This force transfers this load the inside tires to the outside tires. Along with other variables, the relative heights of the front and rear roll centers affect the front-to-rear distribution of the car’s roll stiffness and thus the distribution of the transferred load. The end with the greatest roll stiffness will receive the largest percentage of the transferred load, and will tend to lose side bite first.

All else being equal, raising the rear roll center increases the rear roll stiffness and thus the percentage of the transferred load that goes to the outside rear tire. That loosens the car up. Lowering the rear roll center has the opposite effect.

All panhard bars swing in arcs, which means that the roll center moves up and down with suspension travel, including chassis roll.

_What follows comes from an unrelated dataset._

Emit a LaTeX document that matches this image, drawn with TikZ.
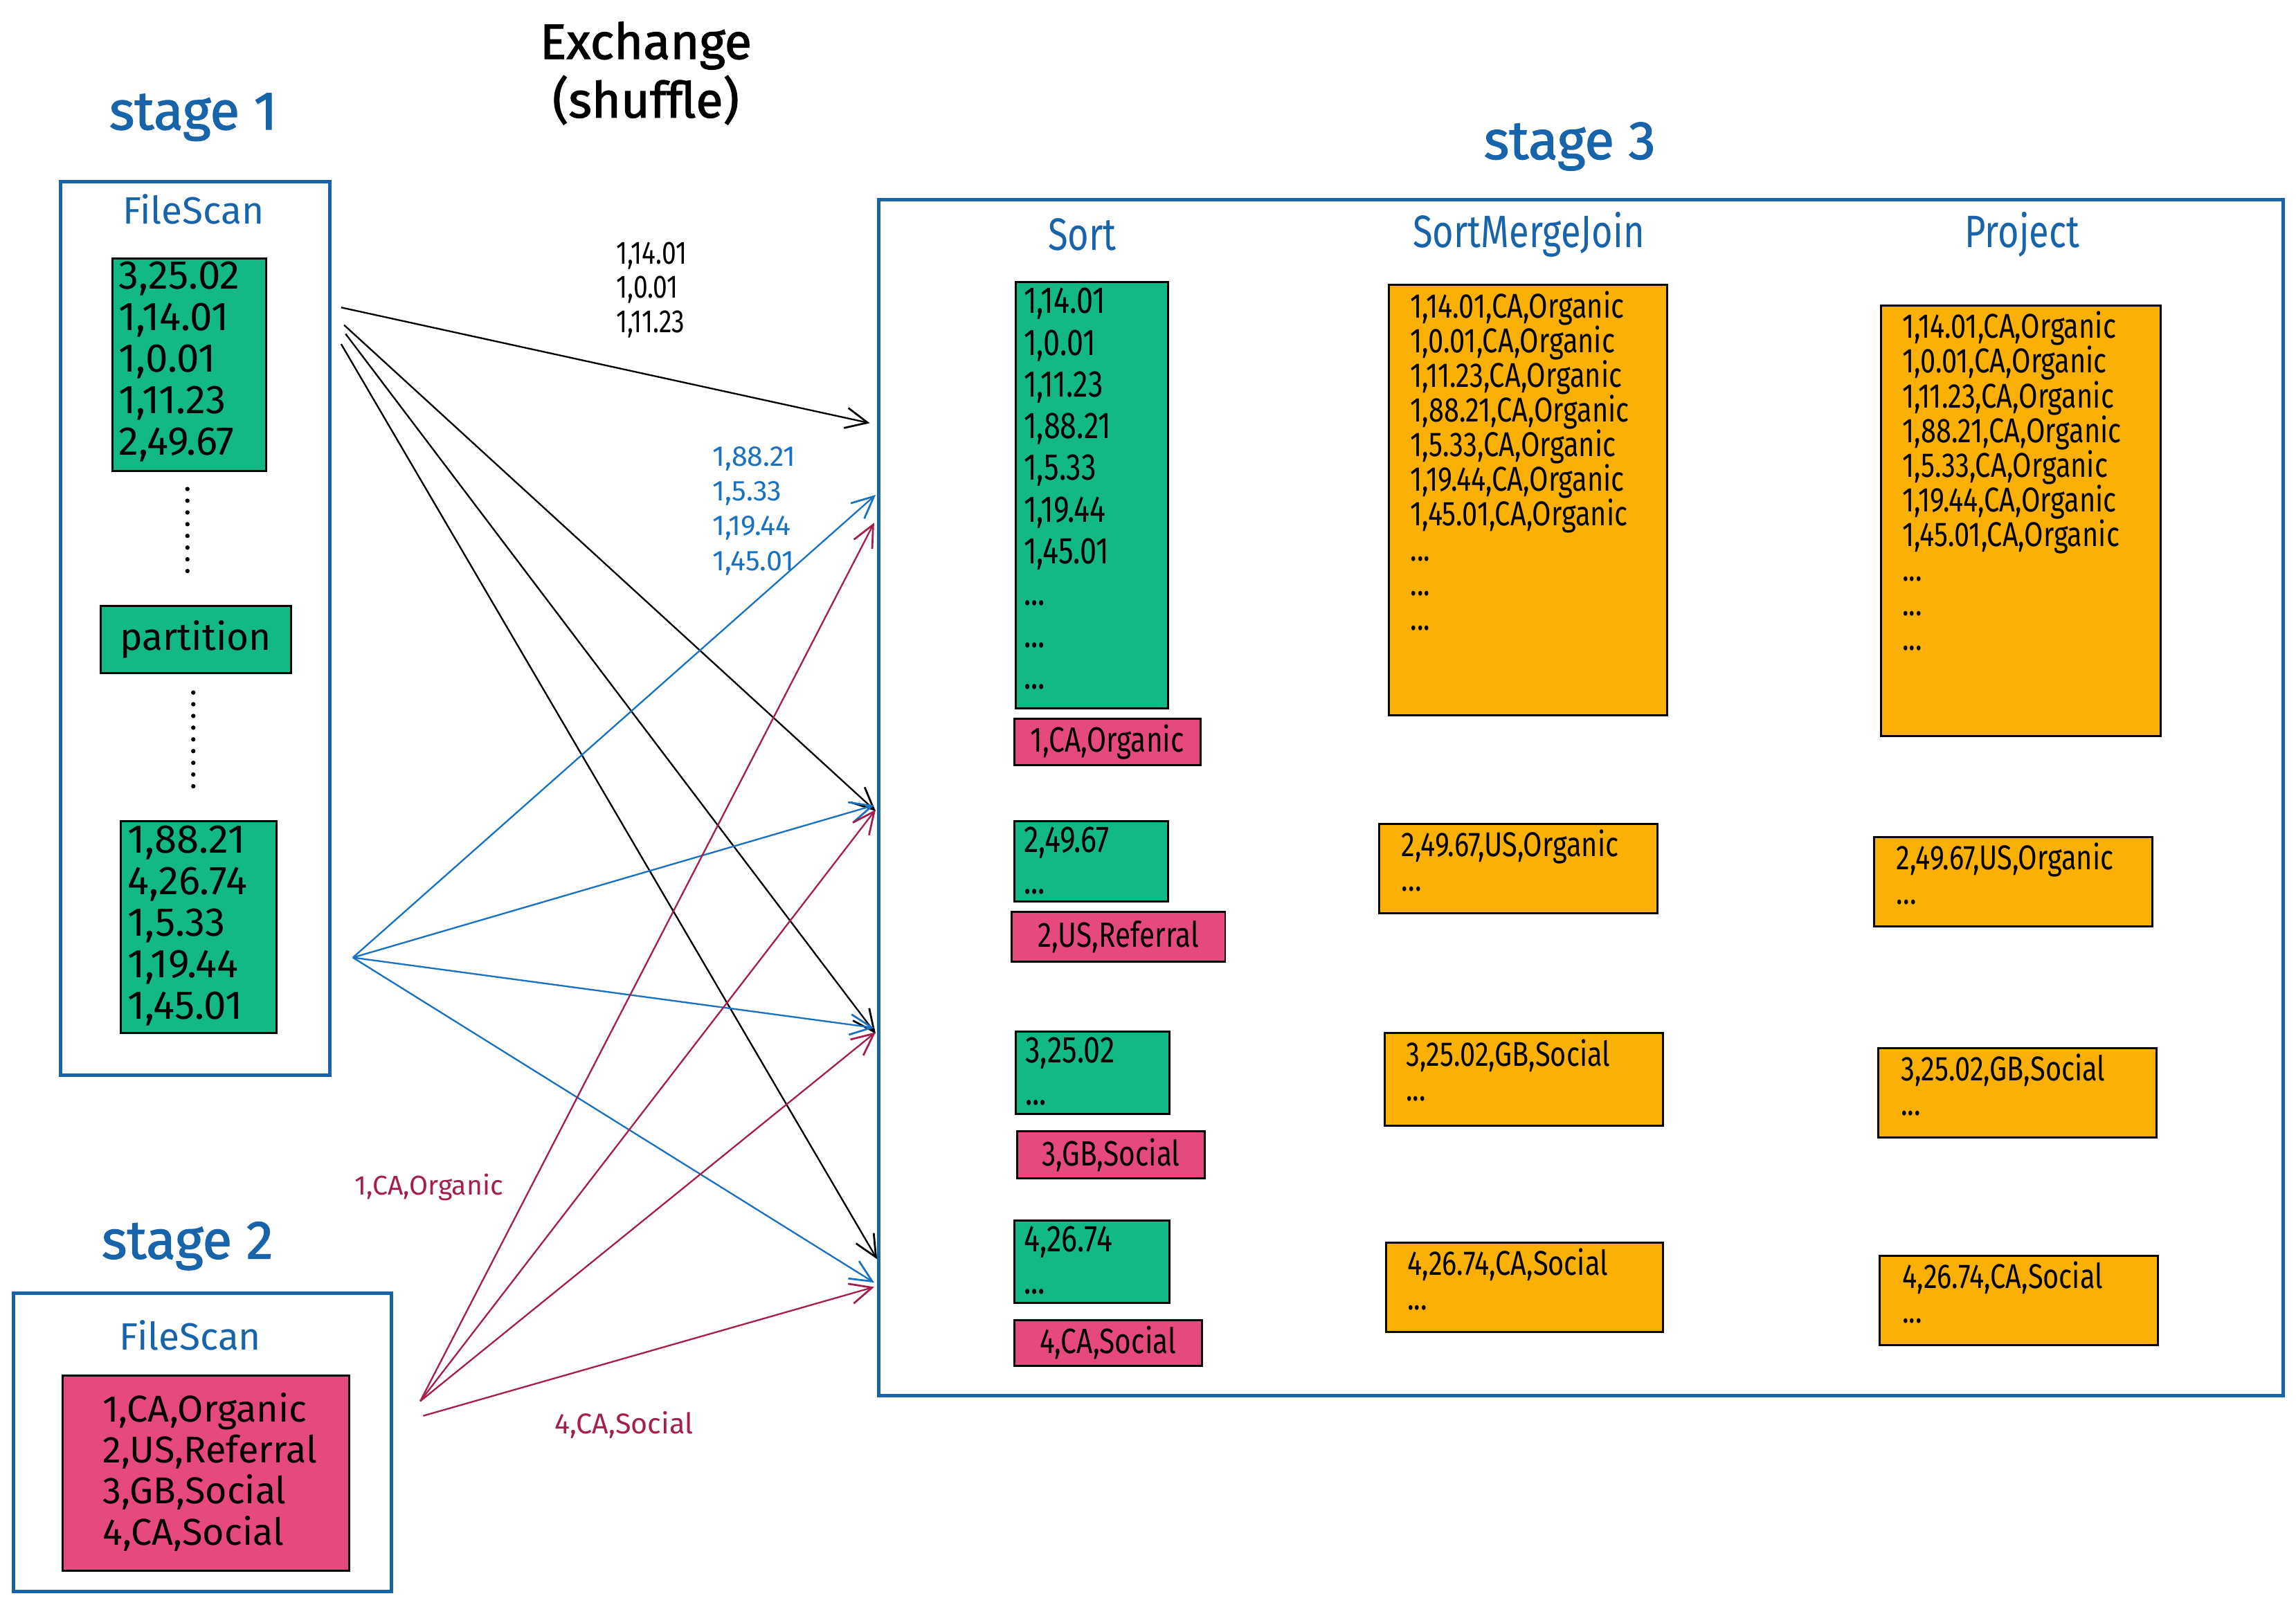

If the panhard bar is mounted to the right side of the chassis then the rear roll center will become lower as the chassis rolls to the right in a left-hand turn. That loosen the rear end. Right-side chassis mounts are the most common on pavement, while left-side mounts are more common on dirt. With a left-side chassis mount, the roll center will rise as the chassis rolls to the right, tightening the car up.

Panhard bars can also push and pull the rear end sideways as the suspension deflects, especially short panhard bars. Lateral rear axle movement generally causes rear roll steer. If the rear roll steer increases the right-side wheelbase with respect to the left, the car will have roll-over steer. Shorter panhard bars translate the rear more than longer ones, and inclined bars further increase the amount of axle movement if their inclination increases as the chassis rolls. A short panhard bar connected on the left and inclined downward toward its attachment at the rear axle will pull the rear axle toward the car’s left side quite a bit as the car rolls right. This is common on dirt race cars. The panhard bar controls the amount of lateral axle motion, and the geometry of the other suspension links determines how much the rear axle rear steers. Raising the panhard bar where it connects to the chassis will increase the amount that it pulls the axle to the left as the car rolls. With most dirt suspensions, this adjustment will increase roll oversteer, loosening the chassis up in the turns. Inclined panhard bars also produce vertical forces that act on the car’s chassis and the rear axle at the bar’s attachment points. This is the second fundamental reason that panhard bars affect a car’s handling.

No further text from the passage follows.